Restrooms are kinda crappy. Yedi aims to make restrooms more accessible, comfortable, and secure—for everyone.

Year
2025
CONTEXT
Contract
Responsibilities
/Wireframing

It should be easier to use a restroom when you need. It is getting increasingly difficult to find a clean, comfortable restroom as restroom standards continue to decline. Yedi is on a mission to change that by delivering seamless, high-quality restroom experiences. Users can find a Yedi restroom or a trusted partner location, then simply tap or scan to pay and instantly receive a unique access code through the mobile app.

This is where I came in. The team at Yedi brought me on to define and design the core user experience flows, from onboarding and discovering a restroom to unlocking the door, ensuring the entire journey feels timely, intuitive, and safe.

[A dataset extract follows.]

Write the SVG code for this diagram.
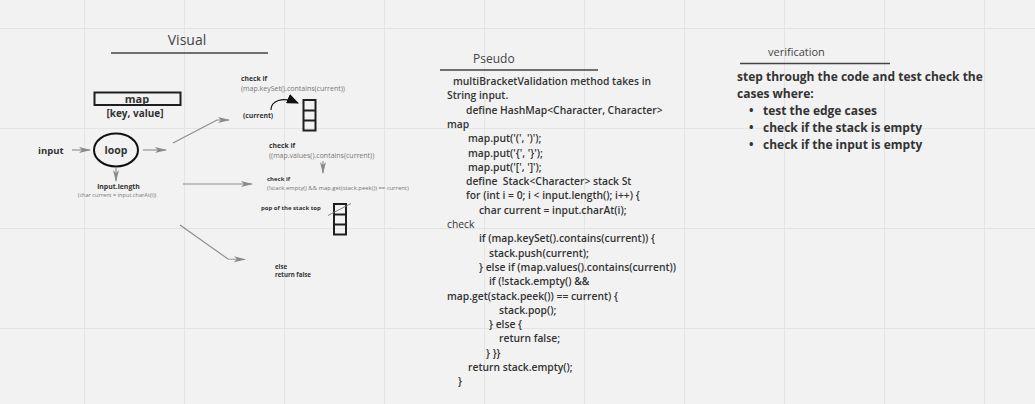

Final visual design and illustrations by Brian Wang.

Final Designs

My Process: Mapping the App User Flow

To design an experience that feels effortless in a moment of urgency, I began by mapping the end-to-end user flow. This meant breaking down every possible path a user could take—from opening the app, to finding a restroom, to accessing a door lock. By visualizing these journeys, I clarified how different entry points, access types, and decision moments connect. This foundational flow became the blueprint for the rest of the design process.

Wireframing Key Moments

With the foundational user flow in place, I moved into drafting the first set of low-fidelity wireframes. These wireframes explored every core experience a user would have inside the app: signing up, signing in, onboarding, discovering restrooms on either a map or list view, evaluating a restroom through a product card and detail page, and finally accessing a bathroom using a generated code. My goal at this stage was to visualize the full ecosystem of screens and pressure-test assumptions made, putting myself in the shoes of a Yedi user.

Key Explorations:

1. Identifying Restrooms on the Map

2. Request Access Component

3. Double Tap to Access a Restoom

Painting Wireframes with a Visual Design

Concluding Thoughts

Working on Yedi pushed me to stretch my design muscles. In just three weeks, I had to quickly dive into an entirely new problem space, understand the current experience of real-world restroom access, and turn that into clean, intuitive flows. The fast pace honed my ability to make decisions with imperfect information, while leveraging the founder’s and Yedi team’s subject-matter expertise to shape end-to-end wireframes for the mobile experience.